== SOURCE MATERIAL ==
□ □ □ □ □

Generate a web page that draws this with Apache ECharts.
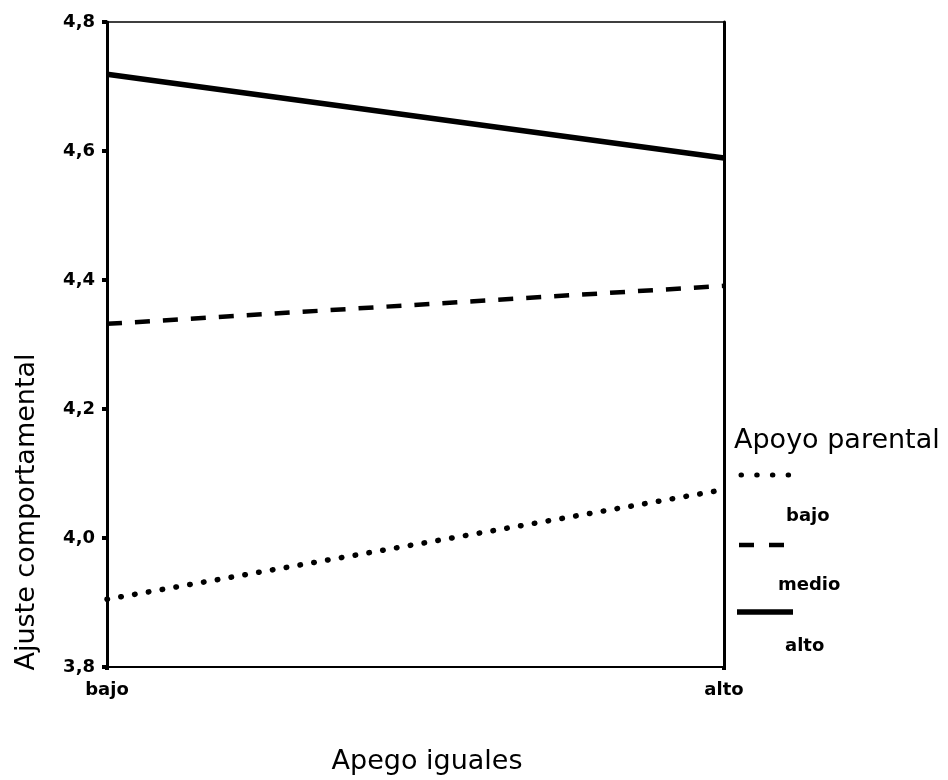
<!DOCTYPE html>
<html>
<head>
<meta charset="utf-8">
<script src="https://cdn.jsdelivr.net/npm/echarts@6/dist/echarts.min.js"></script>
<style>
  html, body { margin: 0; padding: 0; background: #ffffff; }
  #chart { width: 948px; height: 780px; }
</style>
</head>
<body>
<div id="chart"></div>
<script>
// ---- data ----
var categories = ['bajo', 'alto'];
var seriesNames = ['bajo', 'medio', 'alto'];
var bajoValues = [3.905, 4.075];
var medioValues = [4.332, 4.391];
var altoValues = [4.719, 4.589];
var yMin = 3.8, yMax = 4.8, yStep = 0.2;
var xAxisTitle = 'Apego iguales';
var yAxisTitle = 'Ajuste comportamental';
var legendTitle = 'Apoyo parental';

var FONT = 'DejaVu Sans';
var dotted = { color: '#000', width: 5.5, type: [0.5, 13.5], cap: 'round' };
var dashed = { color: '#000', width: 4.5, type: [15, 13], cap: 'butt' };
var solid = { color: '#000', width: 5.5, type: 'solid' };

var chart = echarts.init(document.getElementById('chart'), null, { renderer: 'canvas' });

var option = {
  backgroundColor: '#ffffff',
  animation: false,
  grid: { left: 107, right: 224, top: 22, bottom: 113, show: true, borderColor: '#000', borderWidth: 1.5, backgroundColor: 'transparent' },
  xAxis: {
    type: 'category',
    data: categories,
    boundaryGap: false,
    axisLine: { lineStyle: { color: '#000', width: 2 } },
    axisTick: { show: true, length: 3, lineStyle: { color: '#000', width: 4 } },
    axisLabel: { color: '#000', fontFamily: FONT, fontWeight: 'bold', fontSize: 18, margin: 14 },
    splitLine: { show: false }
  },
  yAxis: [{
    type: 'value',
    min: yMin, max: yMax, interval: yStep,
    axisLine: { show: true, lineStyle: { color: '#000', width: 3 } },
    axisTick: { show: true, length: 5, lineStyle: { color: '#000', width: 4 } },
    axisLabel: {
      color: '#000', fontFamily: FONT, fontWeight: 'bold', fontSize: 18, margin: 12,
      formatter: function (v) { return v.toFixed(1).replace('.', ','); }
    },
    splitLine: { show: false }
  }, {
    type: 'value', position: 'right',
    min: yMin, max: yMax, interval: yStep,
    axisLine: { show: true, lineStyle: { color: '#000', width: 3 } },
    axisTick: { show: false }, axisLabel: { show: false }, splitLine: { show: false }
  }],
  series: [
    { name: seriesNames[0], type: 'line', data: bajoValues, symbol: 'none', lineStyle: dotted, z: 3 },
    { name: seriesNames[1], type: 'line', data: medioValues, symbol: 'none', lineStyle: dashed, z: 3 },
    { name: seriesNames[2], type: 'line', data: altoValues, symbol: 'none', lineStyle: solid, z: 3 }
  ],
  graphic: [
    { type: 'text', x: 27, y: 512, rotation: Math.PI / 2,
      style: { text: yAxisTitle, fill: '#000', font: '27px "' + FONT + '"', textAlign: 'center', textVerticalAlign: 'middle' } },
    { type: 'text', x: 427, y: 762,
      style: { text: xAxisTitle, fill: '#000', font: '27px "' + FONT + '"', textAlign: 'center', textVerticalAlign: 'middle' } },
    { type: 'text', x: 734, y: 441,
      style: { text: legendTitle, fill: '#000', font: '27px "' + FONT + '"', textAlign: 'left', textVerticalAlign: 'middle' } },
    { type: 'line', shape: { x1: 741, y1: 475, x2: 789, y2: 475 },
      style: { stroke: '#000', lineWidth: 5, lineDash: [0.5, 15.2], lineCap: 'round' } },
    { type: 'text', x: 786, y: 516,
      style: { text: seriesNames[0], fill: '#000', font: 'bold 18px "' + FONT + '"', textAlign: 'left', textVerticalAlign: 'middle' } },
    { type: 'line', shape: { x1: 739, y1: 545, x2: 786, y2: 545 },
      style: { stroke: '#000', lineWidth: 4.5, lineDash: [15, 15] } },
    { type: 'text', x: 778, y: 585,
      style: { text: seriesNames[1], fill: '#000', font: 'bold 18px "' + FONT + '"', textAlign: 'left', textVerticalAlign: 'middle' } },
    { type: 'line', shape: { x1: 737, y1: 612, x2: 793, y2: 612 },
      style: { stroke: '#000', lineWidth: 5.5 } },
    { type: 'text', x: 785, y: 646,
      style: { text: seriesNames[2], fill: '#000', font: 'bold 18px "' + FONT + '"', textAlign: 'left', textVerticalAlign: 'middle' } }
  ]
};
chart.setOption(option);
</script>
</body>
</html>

□ □ □ □ □

== WORK TO COMPLETE ==
Copy each line above precisely, dropping the pictures.

== SOLUTION TO THE PROBLEM ==
Generate a web page that draws this with Apache ECharts.
<!DOCTYPE html>
<html>
<head>
<meta charset="utf-8">
<script src="https://cdn.jsdelivr.net/npm/echarts@6/dist/echarts.min.js"></script>
<style>
  html, body { margin: 0; padding: 0; background: #ffffff; }
  #chart { width: 948px; height: 780px; }
</style>
</head>
<body>
<div id="chart"></div>
<script>
// ---- data ----
var categories = ['bajo', 'alto'];
var seriesNames = ['bajo', 'medio', 'alto'];
var bajoValues = [3.905, 4.075];
var medioValues = [4.332, 4.391];
var altoValues = [4.719, 4.589];
var yMin = 3.8, yMax = 4.8, yStep = 0.2;
var xAxisTitle = 'Apego iguales';
var yAxisTitle = 'Ajuste comportamental';
var legendTitle = 'Apoyo parental';

var FONT = 'DejaVu Sans';
var dotted = { color: '#000', width: 5.5, type: [0.5, 13.5], cap: 'round' };
var dashed = { color: '#000', width: 4.5, type: [15, 13], cap: 'butt' };
var solid = { color: '#000', width: 5.5, type: 'solid' };

var chart = echarts.init(document.getElementById('chart'), null, { renderer: 'canvas' });

var option = {
  backgroundColor: '#ffffff',
  animation: false,
  grid: { left: 107, right: 224, top: 22, bottom: 113, show: true, borderColor: '#000', borderWidth: 1.5, backgroundColor: 'transparent' },
  xAxis: {
    type: 'category',
    data: categories,
    boundaryGap: false,
    axisLine: { lineStyle: { color: '#000', width: 2 } },
    axisTick: { show: true, length: 3, lineStyle: { color: '#000', width: 4 } },
    axisLabel: { color: '#000', fontFamily: FONT, fontWeight: 'bold', fontSize: 18, margin: 14 },
    splitLine: { show: false }
  },
  yAxis: [{
    type: 'value',
    min: yMin, max: yMax, interval: yStep,
    axisLine: { show: true, lineStyle: { color: '#000', width: 3 } },
    axisTick: { show: true, length: 5, lineStyle: { color: '#000', width: 4 } },
    axisLabel: {
      color: '#000', fontFamily: FONT, fontWeight: 'bold', fontSize: 18, margin: 12,
      formatter: function (v) { return v.toFixed(1).replace('.', ','); }
    },
    splitLine: { show: false }
  }, {
    type: 'value', position: 'right',
    min: yMin, max: yMax, interval: yStep,
    axisLine: { show: true, lineStyle: { color: '#000', width: 3 } },
    axisTick: { show: false }, axisLabel: { show: false }, splitLine: { show: false }
  }],
  series: [
    { name: seriesNames[0], type: 'line', data: bajoValues, symbol: 'none', lineStyle: dotted, z: 3 },
    { name: seriesNames[1], type: 'line', data: medioValues, symbol: 'none', lineStyle: dashed, z: 3 },
    { name: seriesNames[2], type: 'line', data: altoValues, symbol: 'none', lineStyle: solid, z: 3 }
  ],
  graphic: [
    { type: 'text', x: 27, y: 512, rotation: Math.PI / 2,
      style: { text: yAxisTitle, fill: '#000', font: '27px "' + FONT + '"', textAlign: 'center', textVerticalAlign: 'middle' } },
    { type: 'text', x: 427, y: 762,
      style: { text: xAxisTitle, fill: '#000', font: '27px "' + FONT + '"', textAlign: 'center', textVerticalAlign: 'middle' } },
    { type: 'text', x: 734, y: 441,
      style: { text: legendTitle, fill: '#000', font: '27px "' + FONT + '"', textAlign: 'left', textVerticalAlign: 'middle' } },
    { type: 'line', shape: { x1: 741, y1: 475, x2: 789, y2: 475 },
      style: { stroke: '#000', lineWidth: 5, lineDash: [0.5, 15.2], lineCap: 'round' } },
    { type: 'text', x: 786, y: 516,
      style: { text: seriesNames[0], fill: '#000', font: 'bold 18px "' + FONT + '"', textAlign: 'left', textVerticalAlign: 'middle' } },
    { type: 'line', shape: { x1: 739, y1: 545, x2: 786, y2: 545 },
      style: { stroke: '#000', lineWidth: 4.5, lineDash: [15, 15] } },
    { type: 'text', x: 778, y: 585,
      style: { text: seriesNames[1], fill: '#000', font: 'bold 18px "' + FONT + '"', textAlign: 'left', textVerticalAlign: 'middle' } },
    { type: 'line', shape: { x1: 737, y1: 612, x2: 793, y2: 612 },
      style: { stroke: '#000', lineWidth: 5.5 } },
    { type: 'text', x: 785, y: 646,
      style: { text: seriesNames[2], fill: '#000', font: 'bold 18px "' + FONT + '"', textAlign: 'left', textVerticalAlign: 'middle' } }
  ]
};
chart.setOption(option);
</script>
</body>
</html>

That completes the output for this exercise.